Repeat the material verbatim. Images are excluded from the copy.

Recorded information:

▶

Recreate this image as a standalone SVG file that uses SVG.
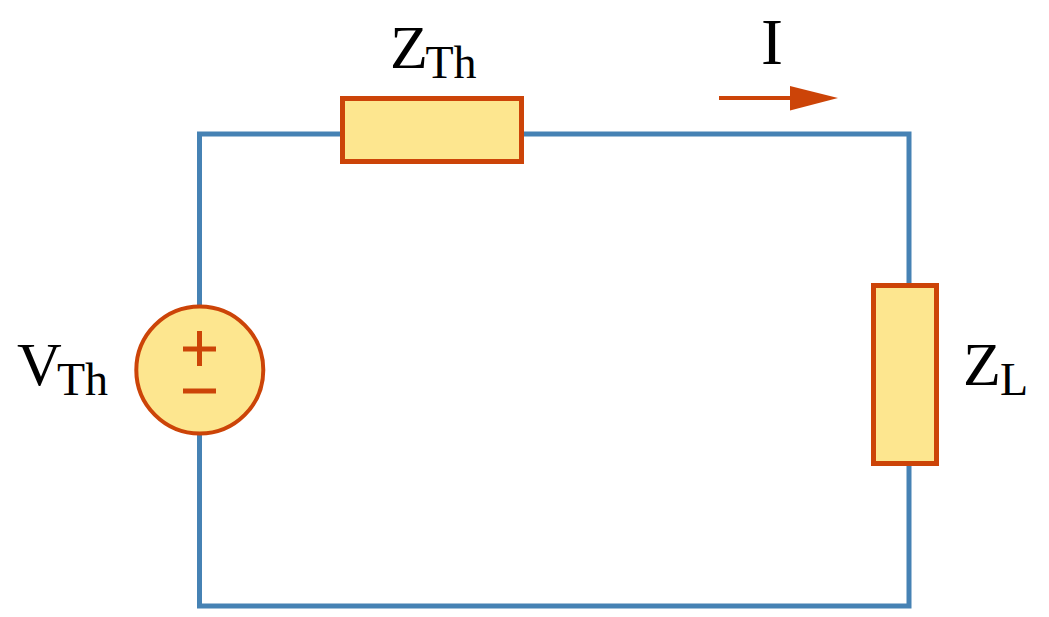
<svg xmlns="http://www.w3.org/2000/svg" width="1049" height="617" viewBox="0 0 1049 617">
<style>
.wire{fill:none;stroke:#4682b4;stroke-width:5}
.part{fill:#fde68f;stroke:#cc4408;stroke-width:5}
.sign{fill:none;stroke:#cc4408;stroke-width:5}
text{font-family:"Liberation Serif","Times New Roman",serif;fill:#000;font-size:62px}
.sub{font-size:46px}
</style>
<rect width="1049" height="617" fill="#fff"/>
<g id="connectors">
<path class="wire" d="M342 134H199.500V306M522 134H909V285M909 464V606H199.500V433"/>
<g id="current-arrow"><path d="M719 98H795" fill="none" stroke="#cc4408" stroke-width="4"/><path d="M790 86L838 98L790 110.500Z" fill="#cc4408"/></g>
</g>
<g id="z-th"><rect class="part" x="342.500" y="98.500" width="179" height="63"/><text x="390" y="68">Z<tspan class="sub" x="425.500" y="78">Th</tspan></text></g>
<g id="z-l"><rect class="part" x="873.500" y="285.500" width="63" height="178"/><text x="963" y="385">Z<tspan class="sub" x="1000" y="395">L</tspan></text></g>
<g id="v-th"><circle class="part" cx="199.800" cy="370" r="63.500" style="stroke-width:4"/><path class="sign" d="M183 349H216M199.500 331V366M183 391H216"/><text x="17" y="385">V<tspan class="sub" x="57" y="395">Th</tspan></text></g>
<g id="i-label"><text x="761" y="64" style="font-size:66px">I</text></g>
</svg>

◀

Full solution:
Recreate this image as a standalone SVG file that uses SVG.
<svg xmlns="http://www.w3.org/2000/svg" width="1049" height="617" viewBox="0 0 1049 617">
<style>
.wire{fill:none;stroke:#4682b4;stroke-width:5}
.part{fill:#fde68f;stroke:#cc4408;stroke-width:5}
.sign{fill:none;stroke:#cc4408;stroke-width:5}
text{font-family:"Liberation Serif","Times New Roman",serif;fill:#000;font-size:62px}
.sub{font-size:46px}
</style>
<rect width="1049" height="617" fill="#fff"/>
<g id="connectors">
<path class="wire" d="M342 134H199.500V306M522 134H909V285M909 464V606H199.500V433"/>
<g id="current-arrow"><path d="M719 98H795" fill="none" stroke="#cc4408" stroke-width="4"/><path d="M790 86L838 98L790 110.500Z" fill="#cc4408"/></g>
</g>
<g id="z-th"><rect class="part" x="342.500" y="98.500" width="179" height="63"/><text x="390" y="68">Z<tspan class="sub" x="425.500" y="78">Th</tspan></text></g>
<g id="z-l"><rect class="part" x="873.500" y="285.500" width="63" height="178"/><text x="963" y="385">Z<tspan class="sub" x="1000" y="395">L</tspan></text></g>
<g id="v-th"><circle class="part" cx="199.800" cy="370" r="63.500" style="stroke-width:4"/><path class="sign" d="M183 349H216M199.500 331V366M183 391H216"/><text x="17" y="385">V<tspan class="sub" x="57" y="395">Th</tspan></text></g>
<g id="i-label"><text x="761" y="64" style="font-size:66px">I</text></g>
</svg>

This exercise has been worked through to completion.